Ceiling Crusher is the third named foal out of the Indian Charlie mare Palisadesprincess, previously the dam of the 2018 Constitution mare Namibia (twice stakes-placed in Mexico) and the 2019 Mr. Big filly Cashing Big Checks, winner of rhe 2021 Blue Hen Stakes (a non-blacktype race at Delaware Park). The mare has since produced unraced Majestic Palisades, an unraced son of Majestic Harbor; a 2022 colt by Desert Code; and a 2023 filly by Smiling Tiger.
A half sister to five other winners including 2017 Mother Goose Stakes (USA-G2) third Moana, Palisadesprincess won one of her two starts and finished second in the other. She is out of listed stakes-placed Dixietwostepper (by More Than Ready), one of seven winners produced from the winning Grindstone mare Dixiechickadee. She, in turn, was produced from the stakes-winning Dixieland Band mare For Dixie, also the dam of 2007 Acorn Stakes winner Cotton Blossom (by Broken Vow) and 2005 Perryville Stakes (USA-G3) winner Vicarage (by Vicar). This is a female line that has sporadically come up with some nice horses but has been far from top-class.

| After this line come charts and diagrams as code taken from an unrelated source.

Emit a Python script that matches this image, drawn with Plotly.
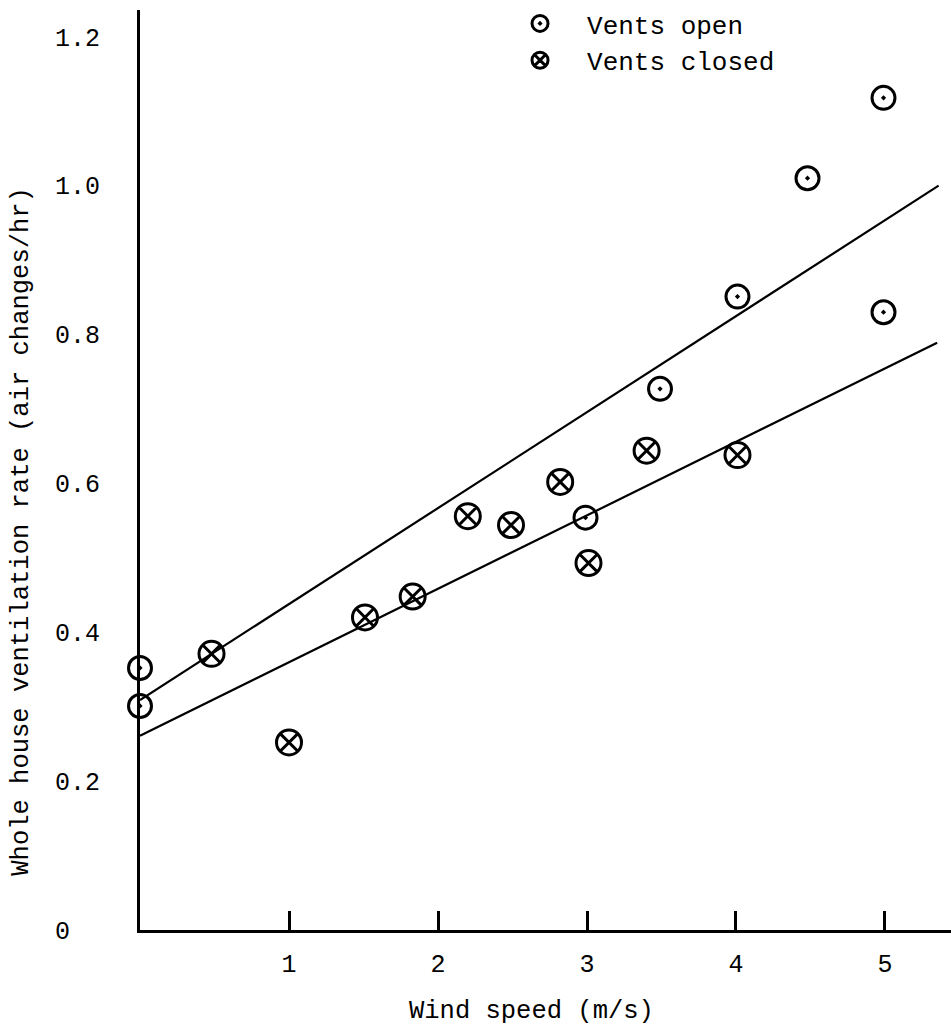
import plotly.graph_objects as go

# Data
open_x = [0.0, 0.0, 2.99, 3.49, 4.01, 4.48, 4.99, 4.99]
open_y = [0.352, 0.301, 0.554, 0.727, 0.851, 1.010, 1.118, 0.830]

closed_x = [0.48, 1.0, 1.51, 1.83, 2.2, 2.49, 2.82, 3.01, 3.40, 4.01]
closed_y = [0.371, 0.252, 0.42, 0.448, 0.556, 0.544, 0.602, 0.493, 0.644, 0.638]

fit_open_x = [0.0, 5.36]
fit_open_y = [0.309, 1.0]
fit_closed_x = [0.0, 5.35]
fit_closed_y = [0.261, 0.789]

x_ticks = [1, 2, 3, 4, 5]
y_ticks = [0, 0.2, 0.4, 0.6, 0.8, 1.0, 1.2]
y_ticktext = ["0\u00a0\u00a0", "0.2", "0.4", "0.6", "0.8", "1.0", "1.2"]

x_title = "Wind speed (m/s)"
y_title = "Whole house ventilation rate (air changes/hr)"

FONT = "Liberation Mono"

fig = go.Figure()
fig.add_trace(go.Scatter(x=fit_open_x, y=fit_open_y, mode="lines",
                         line=dict(color="black", width=2.2), showlegend=False,
                         hoverinfo="skip"))
fig.add_trace(go.Scatter(x=fit_closed_x, y=fit_closed_y, mode="lines",
                         line=dict(color="black", width=2.2), showlegend=False,
                         hoverinfo="skip"))
fig.add_trace(go.Scatter(x=open_x, y=open_y, mode="markers", name="Vents open",
                         legendgroup="a",
                         marker=dict(symbol="circle-open-dot", size=23, color="black",
                                     line=dict(width=3, color="black")),
                         cliponaxis=False))
fig.add_trace(go.Scatter(x=closed_x, y=closed_y, mode="markers", name="Vents closed",
                         legendgroup="b",
                         marker=dict(symbol="circle-x-open", size=25, color="black",
                                     line=dict(width=3, color="black")),
                         cliponaxis=False))

fig.update_layout(
    width=951, height=1026,
    margin=dict(l=140, r=0, t=10, b=96),
    paper_bgcolor="white", plot_bgcolor="white",
    font=dict(family=FONT, size=25, color="black"),
    legend=dict(x=0.4353, y=1.0109, xanchor="left", yanchor="top",
                font=dict(family=FONT, size=26), bgcolor="rgba(0,0,0,0)",
                tracegroupgap=0, itemsizing="trace", itemwidth=84),
    xaxis=dict(range=[0, 5.443], tickvals=x_ticks, ticks="inside", ticklen=19,
               tickwidth=2.5, tickcolor="black", showgrid=False, zeroline=False,
               showline=True, linecolor="black", linewidth=3,
               ticklabelstandoff=9, tickfont=dict(family=FONT, size=25)),
    yaxis=dict(range=[0, 1.236], tickvals=y_ticks, ticktext=y_ticktext, ticks="",
               showgrid=False, zeroline=False, showline=True, linecolor="black",
               linewidth=3, ticklabelstandoff=32,
               tickfont=dict(family=FONT, size=25)),
    annotations=[
        dict(text=x_title, xref="paper", yref="paper", x=0.4827, y=-0.0891,
             xanchor="center", yanchor="middle", showarrow=False,
             font=dict(family=FONT, size=25.5)),
        dict(text=y_title, xref="paper", yref="paper", x=-0.1455, y=0.434,
             xanchor="center", yanchor="middle", textangle=-90, showarrow=False,
             font=dict(family=FONT, size=25.5)),
    ],
)

fig.write_html("out.html", config={"displayModeBar": False},
               post_script="document.body.style.margin='0px';")
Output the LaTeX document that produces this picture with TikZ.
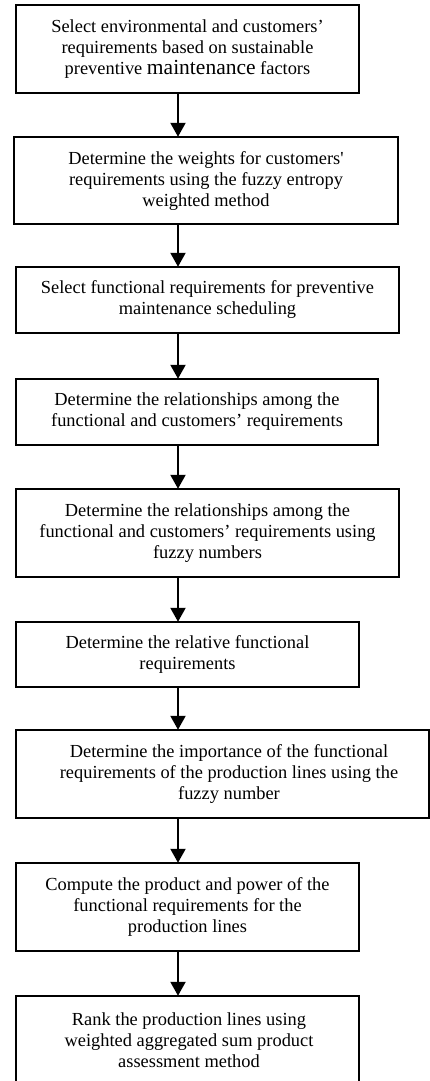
\documentclass[tikz,border=0pt]{standalone}
\usepackage{fontspec}
\setmainfont{Liberation Serif}
\usetikzlibrary{arrows.meta}
\tikzset{
  stepbox/.style={draw=black, line width=1.5pt, rectangle, inner sep=0pt},
  txt/.style={align=center, inner sep=0pt, font=\fontsize{18.4}{21}\selectfont},
  arr/.style={line width=2.2pt, -{Triangle[width=15pt,length=14pt]}, shorten >=-0.5pt}
}
\newcommand{\largeword}[1]{{\fontsize{21.5}{21}\selectfont #1}}
\begin{document}
\begin{tikzpicture}[x=1pt,y=-1pt]
\useasboundingbox (0,0) rectangle (430,1081);
\clip (0,0) rectangle (430,1081);
\fill[white] (0,0) rectangle (430,1081);
\coordinate (ax) at (178,0);

% boxes
\node[stepbox, minimum width=343pt, minimum height=88pt] (b1) at (187.5,49) {};
\node[stepbox, minimum width=384pt, minimum height=87pt] (b2) at (206,180.5) {};
\node[stepbox, minimum width=383pt, minimum height=66pt] (b3) at (207.5,300) {};
\node[stepbox, minimum width=362pt, minimum height=66pt] (b4) at (197,412) {};
\node[stepbox, minimum width=383pt, minimum height=88pt] (b5) at (207.5,533) {};
\node[stepbox, minimum width=343pt, minimum height=65pt] (b6) at (187.5,654.5) {};
\node[stepbox, minimum width=413pt, minimum height=88pt] (b7) at (222.5,774) {};
\node[stepbox, minimum width=343pt, minimum height=88pt] (b8) at (187.5,907) {};
\node[stepbox, minimum width=343pt, minimum height=110pt] (b9) at (187.5,1051) {};

% texts
\node[txt] (t1) at (187.5,49) {Select environmental and customers’\\requirements based on sustainable\\preventive \largeword{maintenance} factors};
\node[txt] (t2) at (206,181) {Determine the weights for customers\textquotesingle\\requirements using the fuzzy entropy\\weighted method};
\node[txt] (t3) at (207.5,300) {Select functional requirements for preventive\\maintenance scheduling};
\node[txt] (t4) at (197,412) {Determine the relationships among the\\functional and customers’ requirements};
\node[txt] (t5) at (207.5,533) {Determine the relationships among the\\functional and customers’ requirements using\\fuzzy numbers};
\node[txt] (t6) at (187.5,654.5) {Determine the relative functional\\requirements};
\node[txt] (t7) at (229,774) {Determine the importance of the functional\\requirements of the production lines using the\\fuzzy number};
\node[txt] (t8) at (187.5,907) {Compute the product and power of the\\functional requirements for the\\production lines};
\node[txt] (t9) at (189,1040) {Rank the production lines using\\weighted aggregated sum product\\assessment method};

% arrows
\draw[arr] (b1.south -| ax) -- (b2.north -| ax);
\draw[arr] (b2.south -| ax) -- (b3.north -| ax);
\draw[arr] (b3.south -| ax) -- (b4.north -| ax);
\draw[arr] (b4.south -| ax) -- (b5.north -| ax);
\draw[arr] (b5.south -| ax) -- (b6.north -| ax);
\draw[arr] (b6.south -| ax) -- (b7.north -| ax);
\draw[arr] (b7.south -| ax) -- (b8.north -| ax);
\draw[arr] (b8.south -| ax) -- (b9.north -| ax);
\end{tikzpicture}
\end{document}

Ceiling Crusher still has some work to do to catch up with Cal-bred legend California Chrome, who came from even humbler antecedents and accomplished far more. Still, trainer Doug O’Neill and owners Wonderland Racing Stables, Todd Cady, Tim Kasparoff, and Ty Letherman have accomplished all that they set out to do when they shipped their US$22,000 yearling purchase east from California, and they now have a pleasant dilemma on their hands: to go home and take advantage of what looks like easy money in lesser races, or to pony up the US$150,000 it would take to make Ceiling Crusher eligible for the Longines Breeders’ Cup Distaff (USA-G1) and a chance at the championship of the 3-year-old filly division. It may be a tough choice to make, but many people have spent a lot more money without ever getting anything that could require such a decision, let alone a filly who, to judge by this race, hasn’t found her ceiling yet.